Durch enge Haushalte wächst die Aufgabe, Orte (auch) durch Tourismus als attraktive Wirtschaftsstandorte zu positionieren. Zentral dafür ist eine Beteiligung der Bevölkerung und relevanter Stakeholder in einem transparenten und offenen Prozess. Als Stellschrauben für eine erfolgreiche Entwicklung nannten die Panelisten kommunale Schlüsselinvestitionen zur Anregung von Folgeinvestments, Transparenz und ehrliche Kommunikation sowie die Einbindung der Kommunalpolitik in die strategische Entwicklung und die Vermittlung des Gemeinwohlfaktors des Tourismus.
Session 4 / Workshop: Der Visitor Economy-Ansatz nimmt alle Zielgruppen der Freizeitwirtschaft ganzheitlich in den Fokus
Cornelius Obier betonte im Workshop „Vom Fremdenverkehr über den Tourismus zur Visitor Economy – bekommt der Tourismus ein neues Selbstverständnis?“ die Wichtigkeit, positive Effekte des Tourismus für Politik und Öffentlichkeit klarzumachen: „DMOs haben bei knappen Ressourcen und ohne Mandat kaum Kapazität für Lebensraummanagement.

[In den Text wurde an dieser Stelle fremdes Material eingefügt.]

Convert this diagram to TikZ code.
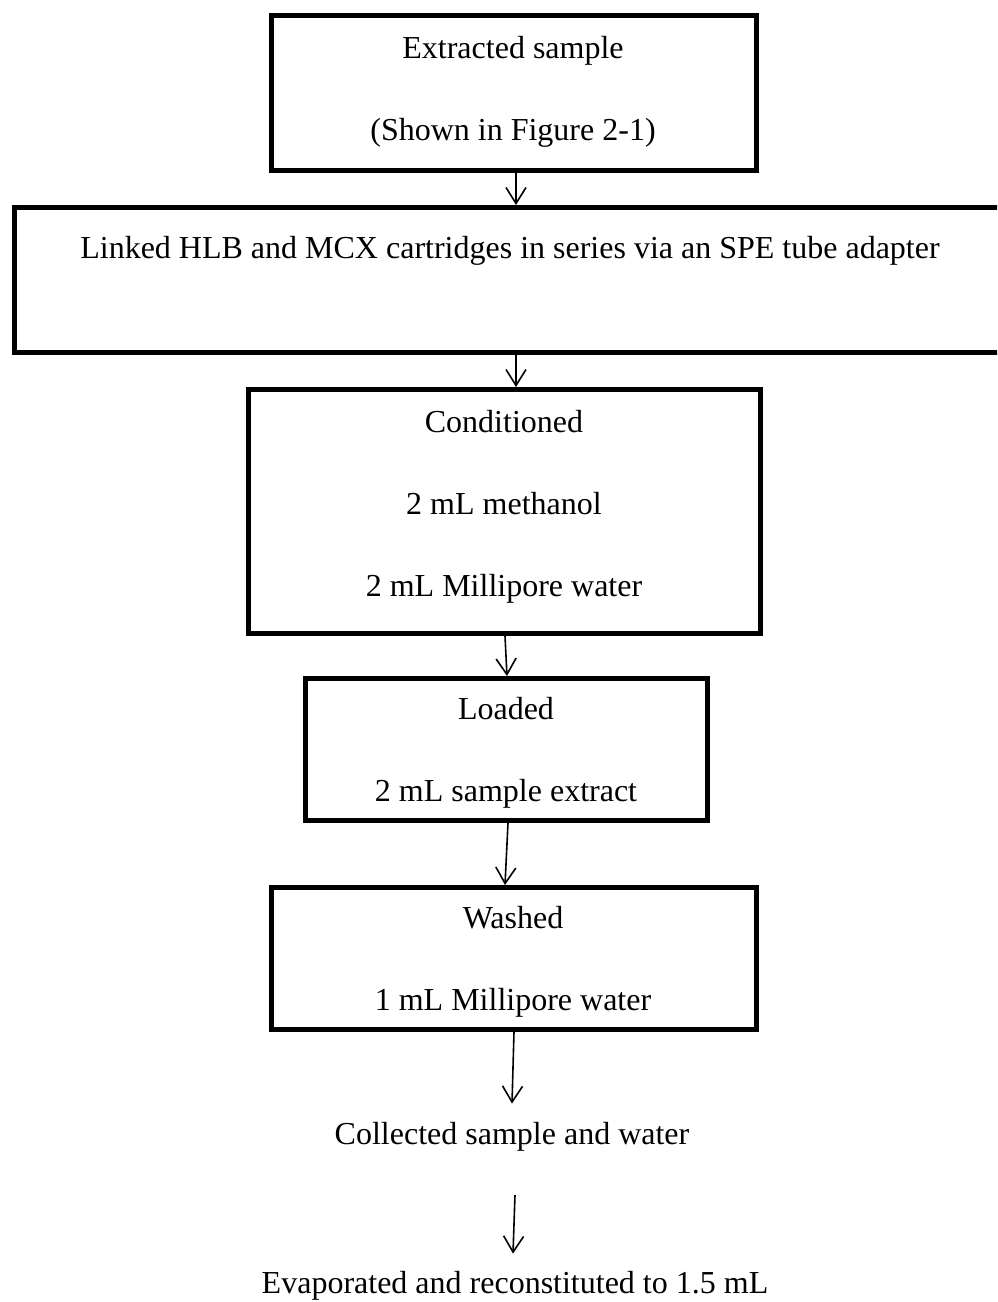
\documentclass[tikz,border=0pt]{standalone}
\usepackage{fontspec}
\setmainfont{Liberation Serif}
\usetikzlibrary{arrows.meta,calc}
\begin{document}
\begin{tikzpicture}[x=1pt,y=-1pt,
  box/.style={draw,line width=5pt,inner sep=0pt,rectangle},
  txt/.style={anchor=base,inner sep=0pt,font=\fontsize{32}{38}\selectfont},
  arr/.style={line width=1.6pt,-{Straight Barb[length=16pt,width=20pt,line width=1.6pt]}}]
\clip (0,0) rectangle (997,1302);
\useasboundingbox (0,0) rectangle (997,1302);
\fill[white] (0,0) rectangle (997,1302);
% boxes
\node[box,minimum width=485pt,minimum height=155pt] (b1) at (513.5,92.5) {};
\node[box,minimum width=998pt,minimum height=145pt] (b2) at (513,280) {};
\node[box,minimum width=512pt,minimum height=244pt] (b3) at (504.5,511.5) {};
\node[box,minimum width=402pt,minimum height=142pt] (b4) at (506.5,749.5) {};
\node[box,minimum width=485pt,minimum height=142pt] (b5) at (514,958.5) {};
% texts
\node[txt] (t1a) at (513,58) {Extracted sample};
\node[txt] (t1b) at (513,140) {(Shown in Figure 2-1)};
\node[txt] (t2) at (510,258) {Linked HLB and MCX cartridges in series via an SPE tube adapter};
\node[txt] (t3a) at (504,432) {Conditioned};
\node[txt] (t3b) at (504,514) {2 mL methanol};
\node[txt] (t3c) at (504,596) {2 mL Millipore water};
\node[txt] (t4a) at (506,719) {Loaded};
\node[txt] (t4b) at (506,801) {2 mL sample extract};
\node[txt] (t5a) at (513,928) {Washed};
\node[txt] (t5b) at (513,1010) {1 mL Millipore water};
\node[txt] (c1) at (512,1144) {Collected sample and water};
\node[txt] (c2) at (515,1293) {Evaporated and reconstituted to 1.5 mL};
% arrows
\draw[arr] ([xshift=2.5pt]b1.south) -- ([xshift=3pt]b2.north);
\draw[arr] ([xshift=3pt]b2.south) -- ([xshift=11.5pt]b3.north);
\draw[arr] ([xshift=0.5pt]b3.south) -- ([xshift=0.5pt]b4.north);
\draw[arr] ([xshift=1.5pt]b4.south) -- ([xshift=-9pt]b5.north);
\draw[arr] (b5.south) -- ([xshift=0pt,yshift=18pt]c1.north);
\draw[arr] ([xshift=3pt,yshift=-44pt]c1.south) -- ([xshift=-2pt,yshift=17pt]c2.north);
\end{tikzpicture}
\end{document}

Umso wichtiger ist es, die Bevölkerung als zentrale Zielgruppe zu betrachten – sie nutzt das regionale Angebot und sorgt so für Wertschöpfung. Der ganzheitliche Ansatz der Visitor Economy umfasst diese Perspektive, was im bisherigen Tourismusverständnis oft fehlt.“
Der Einschätzung von Cornelius Obier zufolge, können DMOs Impulsgeber für die Lebensraumgestaltung sein, aber nicht die Hauptverantwortung dafür tragen. Bisher ist ein Management- und Aufgabenmodell, differenziert für verschiedene Destinationstypen, jedoch noch nicht entwickelt. Die relevanten Akteure im Stadt- und Regionsmanagement ordnen Tourismusorganisationen die neuen Aufgaben nicht zu, Schnittstellen sind oft nicht definiert. Für ein erfolgreiches Destinations- und Lebensraummanagement braucht es eine Zusammenarbeit aller relevanten Dezernate und Branchen.